* _INSTRUCTIONS FOR THE TASK_:
Leaving out every picture, retype the lines below from the top through the one that contains "of patients admitted".

┌─ MATERIAL

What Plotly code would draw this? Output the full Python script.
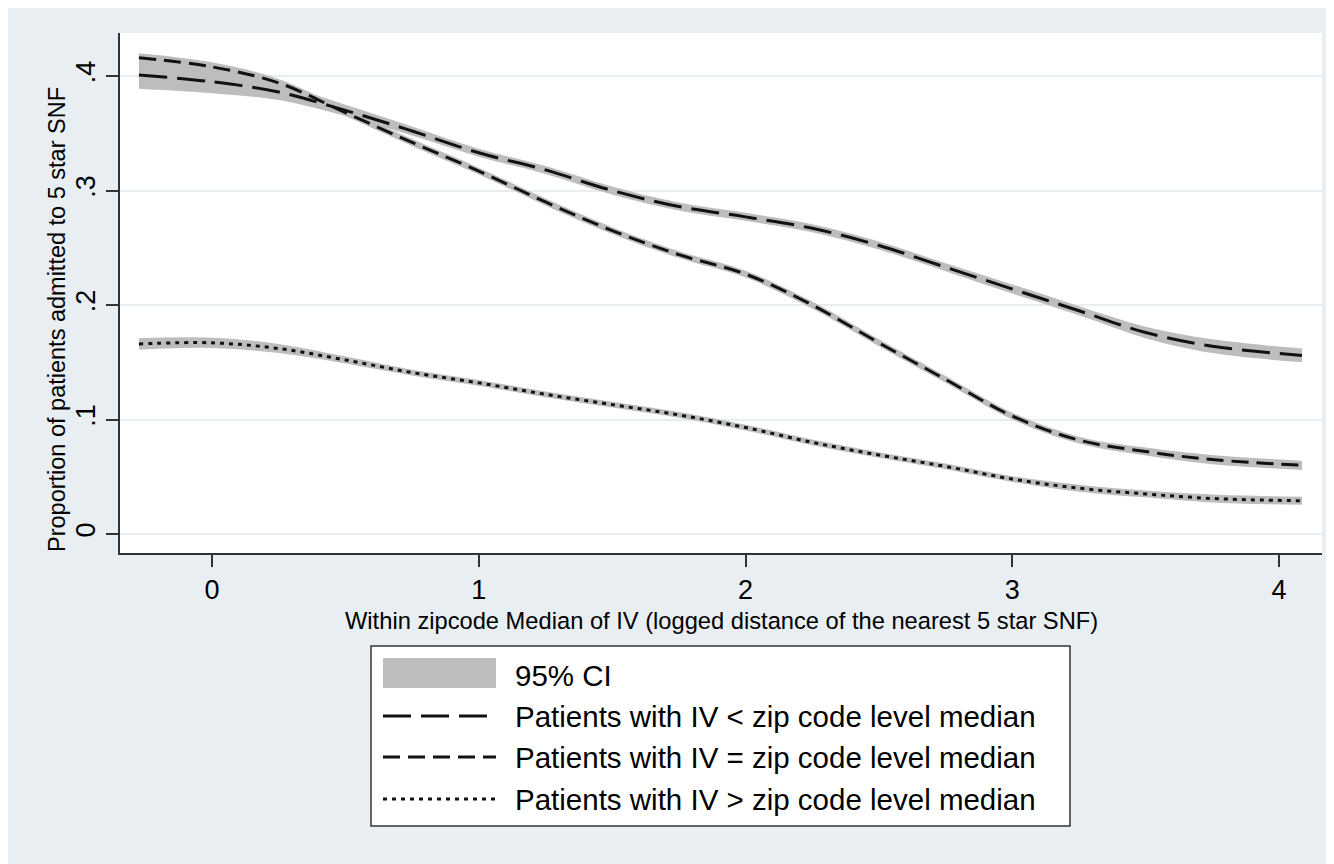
import plotly.graph_objects as go

# ---------------- data ----------------
x_vals = [-0.274, 0.0, 0.25, 0.5, 0.75, 1.0, 1.25, 1.5, 1.75, 2.0, 2.25, 2.5,
          2.75, 3.0, 3.25, 3.5, 3.75, 4.086]

below_median = [0.401, 0.395, 0.386, 0.370, 0.352, 0.333, 0.318, 0.300, 0.286,
                0.277, 0.267, 0.252, 0.233, 0.214, 0.195, 0.176, 0.164, 0.156]
below_ci_half = [0.012, 0.010, 0.007, 0.005, 0.004, 0.0035, 0.0035, 0.0035, 0.0035,
                 0.0035, 0.0035, 0.0035, 0.0035, 0.004, 0.004, 0.005, 0.006, 0.006]

at_median = [0.416, 0.408, 0.394, 0.368, 0.342, 0.317, 0.290, 0.265, 0.244,
             0.227, 0.200, 0.167, 0.135, 0.103, 0.082, 0.072, 0.065, 0.060]
at_ci_half = [0.004, 0.004, 0.0035, 0.003, 0.003, 0.003, 0.003, 0.003, 0.003,
              0.003, 0.003, 0.003, 0.003, 0.003, 0.003, 0.0035, 0.004, 0.004]

above_median = [0.166, 0.167, 0.162, 0.152, 0.141, 0.132, 0.122, 0.113, 0.104,
                0.093, 0.080, 0.069, 0.059, 0.048, 0.040, 0.035, 0.031, 0.029]
above_ci_half = [0.005, 0.0045, 0.004, 0.003, 0.0025, 0.0025, 0.0025, 0.0025, 0.0025,
                 0.0025, 0.0025, 0.0025, 0.0025, 0.0025, 0.003, 0.003, 0.0035, 0.0035]

y_tick_vals = [0, 0.1, 0.2, 0.3, 0.4]
y_tick_text = ["0", ".1", ".2", ".3", ".4"]
x_tick_vals = [0, 1, 2, 3, 4]
x_tick_text = ["0", "1", "2", "3", "4"]

legend_labels = ["95% CI",
                 "Patients with IV < zip code level median",
                 "Patients with IV = zip code level median",
                 "Patients with IV > zip code level median"]

x_title = "Within zipcode Median of IV (logged distance of the nearest 5 star SNF)"
y_title = "Proportion of patients admitted to 5 star SNF"

# ---------------- styling ----------------
FONT = "Liberation Sans, Arial, sans-serif"
OUTER_BG = "#e8eef1"
GRID = "#e6eef0"
CI_COLOR = "#bdbdbd"
LINE_COLOR = "#111111"
AXIS_COLOR = "#333333"
dash_styles = ["28px,10px", "17px,8px", "4px,5px"]

OFF = 8  # page body margin offset (screen px = figure px + OFF)
W, H = 1334 - OFF, 864 - OFF
L, R, T, B = 112, 12, 25, 311
PW, PH = W - L - R, H - T - B


def px_x(px):
    """screen x (px) -> paper coordinate"""
    return (px - OFF - L) / PW


def px_y(py):
    """screen y (px) -> paper coordinate"""
    return (H - B - (py - OFF)) / PH


fig = go.Figure()

series = [(below_median, below_ci_half), (at_median, at_ci_half), (above_median, above_ci_half)]

# CI bands
for vals, half in series:
    lo = [v - h for v, h in zip(vals, half)]
    hi = [v + h for v, h in zip(vals, half)]
    fig.add_trace(go.Scatter(x=x_vals, y=lo, mode="lines", line=dict(width=0, shape="spline"),
                             showlegend=False, hoverinfo="skip"))
    fig.add_trace(go.Scatter(x=x_vals, y=hi, mode="lines", line=dict(width=0, shape="spline"),
                             fill="tonexty", fillcolor=CI_COLOR, showlegend=False, hoverinfo="skip"))

# lines
for (vals, _), dash, name in zip(series, dash_styles, legend_labels[1:]):
    fig.add_trace(go.Scatter(x=x_vals, y=vals, mode="lines", name=name,
                             line=dict(color=LINE_COLOR, width=3, dash=dash, shape="spline"),
                             showlegend=False))

shapes = []
annotations = []

# custom legend box
shapes.append(dict(type="rect", xref="paper", yref="paper", x0=px_x(371), x1=px_x(1070),
                   y0=px_y(646), y1=px_y(826), fillcolor="white",
                   line=dict(color=AXIS_COLOR, width=1.5), layer="above"))
shapes.append(dict(type="rect", xref="paper", yref="paper", x0=px_x(383), x1=px_x(496),
                   y0=px_y(658), y1=px_y(688), fillcolor=CI_COLOR, line=dict(width=0), layer="above"))
row_y = [675, 716, 757, 799]
for ry, dash in zip(row_y[1:], dash_styles):
    shapes.append(dict(type="line", xref="paper", yref="paper", x0=px_x(383), x1=px_x(496),
                       y0=px_y(ry), y1=px_y(ry), line=dict(color=LINE_COLOR, width=3, dash=dash),
                       layer="above"))
for ry, lab in zip(row_y, legend_labels):
    annotations.append(dict(xref="paper", yref="paper", x=px_x(513), y=px_y(ry), text=lab,
                            showarrow=False, xanchor="left", yanchor="middle",
                            font=dict(family=FONT, size=29.5, color="black")))

# axis titles
annotations.append(dict(xref="paper", yref="paper", x=px_x(721), y=px_y(621), text=x_title,
                        showarrow=False, xanchor="center", yanchor="middle",
                        font=dict(family=FONT, size=23.7, color="black")))
annotations.append(dict(xref="paper", yref="paper", x=px_x(57), y=px_y(320), text=y_title,
                        showarrow=False, xanchor="center", yanchor="middle", textangle=-90,
                        font=dict(family=FONT, size=23.5, color="black")))

fig.update_layout(
    width=W, height=H,
    margin=dict(l=L, r=R, t=T, b=B),
    paper_bgcolor=OUTER_BG,
    plot_bgcolor="white",
    font=dict(family=FONT, color="black"),
    showlegend=False,
    shapes=shapes,
    annotations=annotations,
    xaxis=dict(range=[-0.345, 4.161], tickvals=x_tick_vals, ticktext=x_tick_text,
               showgrid=False, zeroline=False, showline=True, linecolor=AXIS_COLOR, linewidth=1.5,
               ticks="outside", ticklen=12, tickwidth=1.5, tickcolor=AXIS_COLOR,
               tickfont=dict(family=FONT, size=27, color="black")),
    yaxis=dict(range=[-0.0166, 0.4376], tickvals=y_tick_vals, ticktext=y_tick_text,
               showgrid=True, gridcolor=GRID, gridwidth=2, zeroline=False,
               showline=True, linecolor=AXIS_COLOR, linewidth=1.5,
               ticks="outside", ticklen=12, tickwidth=1.5, tickcolor=AXIS_COLOR, tickangle=-90,
               tickfont=dict(family=FONT, size=27, color="black")),
)

fig.write_html("out.html")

└─

* _OUTPUT FOR THIS EXERCISE_:
What Plotly code would draw this? Output the full Python script.
import plotly.graph_objects as go

# ---------------- data ----------------
x_vals = [-0.274, 0.0, 0.25, 0.5, 0.75, 1.0, 1.25, 1.5, 1.75, 2.0, 2.25, 2.5,
          2.75, 3.0, 3.25, 3.5, 3.75, 4.086]

below_median = [0.401, 0.395, 0.386, 0.370, 0.352, 0.333, 0.318, 0.300, 0.286,
                0.277, 0.267, 0.252, 0.233, 0.214, 0.195, 0.176, 0.164, 0.156]
below_ci_half = [0.012, 0.010, 0.007, 0.005, 0.004, 0.0035, 0.0035, 0.0035, 0.0035,
                 0.0035, 0.0035, 0.0035, 0.0035, 0.004, 0.004, 0.005, 0.006, 0.006]

at_median = [0.416, 0.408, 0.394, 0.368, 0.342, 0.317, 0.290, 0.265, 0.244,
             0.227, 0.200, 0.167, 0.135, 0.103, 0.082, 0.072, 0.065, 0.060]
at_ci_half = [0.004, 0.004, 0.0035, 0.003, 0.003, 0.003, 0.003, 0.003, 0.003,
              0.003, 0.003, 0.003, 0.003, 0.003, 0.003, 0.0035, 0.004, 0.004]

above_median = [0.166, 0.167, 0.162, 0.152, 0.141, 0.132, 0.122, 0.113, 0.104,
                0.093, 0.080, 0.069, 0.059, 0.048, 0.040, 0.035, 0.031, 0.029]
above_ci_half = [0.005, 0.0045, 0.004, 0.003, 0.0025, 0.0025, 0.0025, 0.0025, 0.0025,
                 0.0025, 0.0025, 0.0025, 0.0025, 0.0025, 0.003, 0.003, 0.0035, 0.0035]

y_tick_vals = [0, 0.1, 0.2, 0.3, 0.4]
y_tick_text = ["0", ".1", ".2", ".3", ".4"]
x_tick_vals = [0, 1, 2, 3, 4]
x_tick_text = ["0", "1", "2", "3", "4"]

legend_labels = ["95% CI",
                 "Patients with IV < zip code level median",
                 "Patients with IV = zip code level median",
                 "Patients with IV > zip code level median"]

x_title = "Within zipcode Median of IV (logged distance of the nearest 5 star SNF)"
y_title = "Proportion of patients admitted to 5 star SNF"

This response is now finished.